Judges at both fairs agree that a winning entry has to look pretty. No, make that great. Uniformity in size is a must. Plus, foods must have good color and liquid that’s clear and fills the jars to the top. When foods are canned and preserved with these guidelines, it’s no wonder Hawkins said there’s nothing better than home-canned foods. “You just can’t beat the taste of homemade.”
The Missouri State Fair’s premium guide, or rule book, lists canning under “preservation” and outlines the rules for entering the division’s 76 subcategories, including canned peaches, corn relish, dill pickles and pear honey. As a former Missouri State Fair blue-ribbon winner, I recall the No. 1 requirement: The maker of the canning jar must match the maker of the lid. No Kerr lid could ever pass on a Ball canning jar.
“Each jar maker produces their lids to fit their own jars,” said Griswold. “Without the right lid, you risk losing your seal. And if you lose the seal, you lose your product.”
Jar and lid consistency has remained the cardinal rule for state fair entries, but to win a blue ribbon, participants today must follow the U.S. Department of Agriculture canning preservation rules. That’s a major change in entry procedures since I last entered the fair in 1980. Today, all canned entries must be processed, or placed in a pressure canner and, under pressure, be brought to a certain temperature. This process kills any potentially harmful bacteria and preserves the canned food by sealing the lid.
“We follow the rules to the letter, especially the processing standards now in place by the National Center of Home Preservation,” said Glenda Hawkins, home economics department superintendent for the Missouri State Fair. “Our judges want to see just how the food was made and check the processing times to ensure product safety.”
USDA regulations recommend processing times for all home-canned products, including jellies and pickles that traditionally were preserved using the water-bath method. The water-bath method requires heating jars and lids in boiling water, filling them directly from the stove and sealing them using the heat generated from the boiling. Processing is done by placing the filled jars in a large kettle and covering them with water, which is then brought to a boil for a prescribed number of minutes.
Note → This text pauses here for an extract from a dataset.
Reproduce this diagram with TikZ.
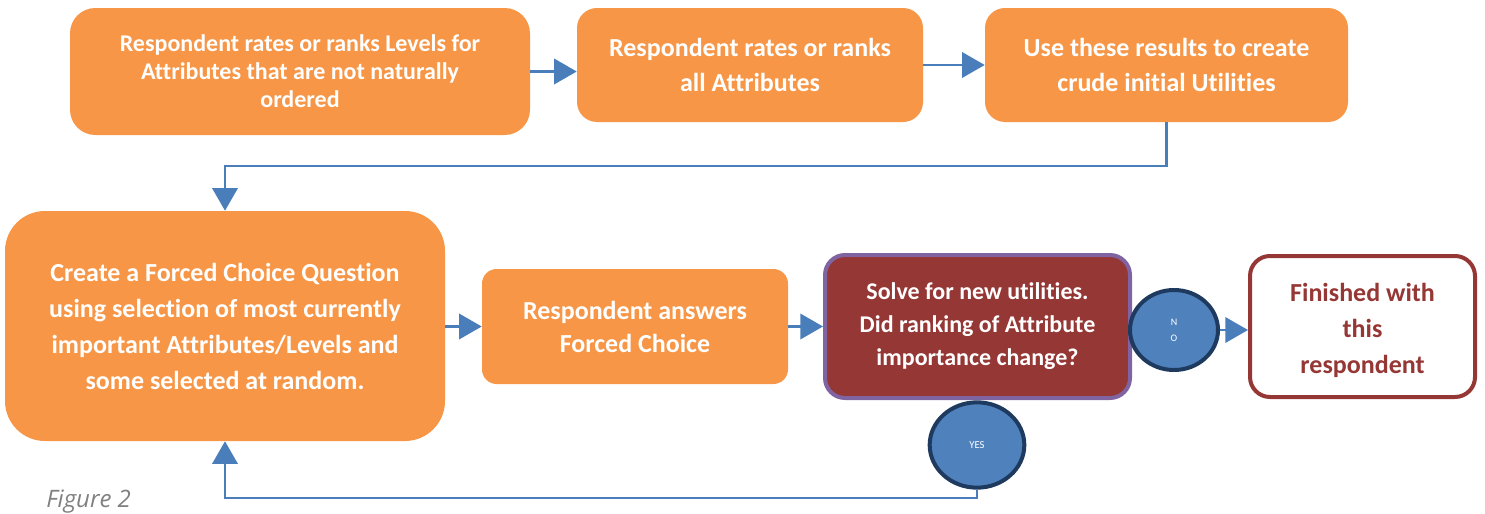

Some items can still be processed using the traditional method, but most require the pressure-canner method. Hawkins suggested that entrants check with the University of Missouri extension office to find out which items require which processing method.
Ringhausen won’t be entering carrots this year. Instead, she’s looking for something different to wow the judges. “I’m looking forward to the fair. You know, entering gets in your blood. Once you start, it’s hard to stop.”
These same sentiments are true when you start attending state fairs. Once you attend, you want to keep coming back. Preservation exhibits will be on display throughout each fair, and several cooking contests are scheduled. But even if you can’t make it to the fairgrounds, you can re-create a bit of it at home: This year also sees the publication of the “2006 Official Missouri State Fair Cookbook,” a biennual tome that features all the recipes entered during the two preceding years.